In contrast, Voldemort is abandoned at birth and institutionalized in an orphanage. He is so scarred that, by the age of 11 when Dumbledore informs him of his place at Hogwarts, he already finds pleasure in cruelty. His obsession with power only grows in school, and he consistently breaks off any potential relationship in which he might experience love.

Can Voldemort’s racism, violence, and murder be explained by this loveless childhood? Can we explain the killing of innocent people, whether in Paris, Syria, or the streets of Ferguson because of the social and psychological conditions their killers have experienced?

The philosopher Susan Wolf argues “yes.” In her essay “Sanity and the Metaphysics of Responsibility,” she asserts that those with particularly bad upbringings cannot make strong moral judgments because they have been taught the wrong values. She likens this to people suffering from psychosis because psychotics are unable to make accurate judgments about the world.

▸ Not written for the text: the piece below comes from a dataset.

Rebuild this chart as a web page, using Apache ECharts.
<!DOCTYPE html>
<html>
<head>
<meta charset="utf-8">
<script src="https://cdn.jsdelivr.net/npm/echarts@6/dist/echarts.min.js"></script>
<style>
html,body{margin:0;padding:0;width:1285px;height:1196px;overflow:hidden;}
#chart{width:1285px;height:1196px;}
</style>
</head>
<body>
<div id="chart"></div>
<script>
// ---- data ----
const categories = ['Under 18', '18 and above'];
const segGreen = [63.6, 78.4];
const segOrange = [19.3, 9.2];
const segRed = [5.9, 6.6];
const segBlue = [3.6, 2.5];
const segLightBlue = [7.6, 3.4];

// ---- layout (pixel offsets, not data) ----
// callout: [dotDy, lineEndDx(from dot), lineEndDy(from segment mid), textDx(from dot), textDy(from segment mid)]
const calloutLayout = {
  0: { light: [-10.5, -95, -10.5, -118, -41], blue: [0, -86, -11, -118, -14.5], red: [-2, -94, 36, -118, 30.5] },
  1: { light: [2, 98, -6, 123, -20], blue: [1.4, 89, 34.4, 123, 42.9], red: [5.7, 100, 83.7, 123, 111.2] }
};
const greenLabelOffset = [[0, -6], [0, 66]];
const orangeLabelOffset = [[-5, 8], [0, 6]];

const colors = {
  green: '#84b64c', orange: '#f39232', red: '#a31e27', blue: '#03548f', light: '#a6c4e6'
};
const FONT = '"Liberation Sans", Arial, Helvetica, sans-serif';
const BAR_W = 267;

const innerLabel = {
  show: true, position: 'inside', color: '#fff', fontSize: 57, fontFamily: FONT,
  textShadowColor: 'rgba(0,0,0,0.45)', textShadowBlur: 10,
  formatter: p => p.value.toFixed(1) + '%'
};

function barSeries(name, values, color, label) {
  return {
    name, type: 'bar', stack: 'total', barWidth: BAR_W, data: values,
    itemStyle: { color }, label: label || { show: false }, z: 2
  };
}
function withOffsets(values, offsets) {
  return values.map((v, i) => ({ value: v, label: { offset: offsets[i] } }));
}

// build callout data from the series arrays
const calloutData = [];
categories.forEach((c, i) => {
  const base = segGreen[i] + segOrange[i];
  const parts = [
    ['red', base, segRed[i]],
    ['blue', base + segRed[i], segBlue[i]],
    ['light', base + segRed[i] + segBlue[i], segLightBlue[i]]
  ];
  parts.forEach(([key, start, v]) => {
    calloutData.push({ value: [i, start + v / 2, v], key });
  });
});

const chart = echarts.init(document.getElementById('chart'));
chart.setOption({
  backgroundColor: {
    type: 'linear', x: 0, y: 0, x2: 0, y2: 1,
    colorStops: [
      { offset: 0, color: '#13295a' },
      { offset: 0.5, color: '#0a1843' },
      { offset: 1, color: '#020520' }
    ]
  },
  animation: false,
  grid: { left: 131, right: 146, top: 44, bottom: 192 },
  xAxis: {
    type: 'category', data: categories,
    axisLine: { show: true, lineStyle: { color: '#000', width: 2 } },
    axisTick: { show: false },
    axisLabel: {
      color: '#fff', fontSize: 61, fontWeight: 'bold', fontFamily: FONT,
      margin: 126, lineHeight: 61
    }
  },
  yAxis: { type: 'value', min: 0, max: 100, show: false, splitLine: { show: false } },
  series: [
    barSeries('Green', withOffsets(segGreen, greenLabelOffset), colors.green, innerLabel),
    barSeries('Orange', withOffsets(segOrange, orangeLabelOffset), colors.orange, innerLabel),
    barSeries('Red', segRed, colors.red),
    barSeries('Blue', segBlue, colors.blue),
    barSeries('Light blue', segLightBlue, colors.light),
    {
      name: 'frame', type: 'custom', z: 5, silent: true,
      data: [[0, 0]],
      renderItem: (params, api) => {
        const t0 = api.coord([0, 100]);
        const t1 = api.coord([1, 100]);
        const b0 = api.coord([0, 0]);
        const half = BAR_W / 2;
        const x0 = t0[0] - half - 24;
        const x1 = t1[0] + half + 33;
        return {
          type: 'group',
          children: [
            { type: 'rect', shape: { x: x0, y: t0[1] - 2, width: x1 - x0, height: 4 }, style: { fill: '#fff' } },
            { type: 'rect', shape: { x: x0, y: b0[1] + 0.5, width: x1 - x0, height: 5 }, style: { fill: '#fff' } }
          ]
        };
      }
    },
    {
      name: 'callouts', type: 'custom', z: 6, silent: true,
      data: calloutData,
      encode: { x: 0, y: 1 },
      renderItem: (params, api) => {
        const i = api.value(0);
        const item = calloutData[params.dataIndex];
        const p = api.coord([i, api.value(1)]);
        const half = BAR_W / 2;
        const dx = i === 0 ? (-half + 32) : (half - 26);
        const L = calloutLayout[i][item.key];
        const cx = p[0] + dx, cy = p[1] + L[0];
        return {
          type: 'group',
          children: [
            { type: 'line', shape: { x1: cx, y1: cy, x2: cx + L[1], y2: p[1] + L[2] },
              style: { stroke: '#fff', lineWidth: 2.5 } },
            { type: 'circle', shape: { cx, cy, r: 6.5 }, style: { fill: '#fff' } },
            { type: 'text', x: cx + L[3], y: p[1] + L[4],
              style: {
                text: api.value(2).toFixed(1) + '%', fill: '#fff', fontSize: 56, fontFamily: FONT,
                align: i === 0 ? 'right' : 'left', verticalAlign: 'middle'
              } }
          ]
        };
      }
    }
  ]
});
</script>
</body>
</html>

Wolf explores the idea of a Deep Self, which might be translated into the wizarding world as a soul.

The poetic beauty in the Potter series is that in order for Voldemort to overcome death, he must create Horcruxes, by killing others and destroying his own soul. Wolf’s idea of the Deep Self is shaped in childhood to be either sane or not. But it seems to me that Voldemort passes this sanity test, that he is able to understand, evaluate, and revise his actions from a rational standpoint.

Hannah Arendt explores the origin of evil differently. Writing after the Second World War, when thousands of everyday people participated in the most grotesque killing systems, she places evil not in personal characteristics but in systems of power enabled by banal, implicit acceptance. In Origins of Totalitarianism, she asserts that bad actions reach the magnitude of “evil” only when we stop questioning them, when we allow them to become boring. We can see this logic at work when the Ministry of Magic refuses to acknowledge Voldemort’s return, or even more so when the Death Eaters take control of the Ministry and staff continue their jobs as before.

Arendt drew these conclusions from studying the life of Adolf Eichmann, an official responsible for the transportation of Jews to Nazi concentration camps. Rather than being driven by demonic motives, she explains:

“It was sheer thoughtlessness — something by no means identical with stupidity — that predisposed [Eichmann] to become one of the greatest criminals of that period.”

Arendt convinces me of how Voldemort could rise to power, but is it enough to explain his own motivations?

As a boy, Tom Riddle (Voldemort) was sorted into Slytherin House, the house for witches and wizards who would do whatever necessary to be great. A simple reading of the Potter series would identify all Slytherins as inherently evil. But Professor Snape, perhaps the bravest of all of Harry’s allies, is a Slytherin and counters this claim. I, too, have been sorted into Slytherin House.

What Rowling illustrates with the Sorting Hat is where our strengths lie, and with what we may be tempted. What Slytherins must be watchful for is their temptation by power. Born into rejection and isolation, finding his only sense of self in his ability to control others, power gives Voldemort meaning. Voldemort’s evil is that he consistently chooses this power, at any cost. As Dumbledore says to Harry, “It is our choices that show us who we truly are, not our abilities.”

None of us are born inherently evil. But we are born into a world where the battle for good and evil rages. Not just in the headlines, but in our own hearts. What the Potter series teaches us is that we must consistently and together examine our actions, to find where the seeds of evil have taken root — in our racism, our selfishness, or our hunger for power.

bell hooks, the anti-racist feminist scholar, speaks of love as the practice of freedom. Perhaps Dumbledore had read her. In his explanation to Harry on why he survived Voldemort’s attack, Dumbledore says, “If there is one thing Voldemort cannot understand, it is love.”

Love is what saved Harry from Voldemort every time. And so too, I hope, will it save us.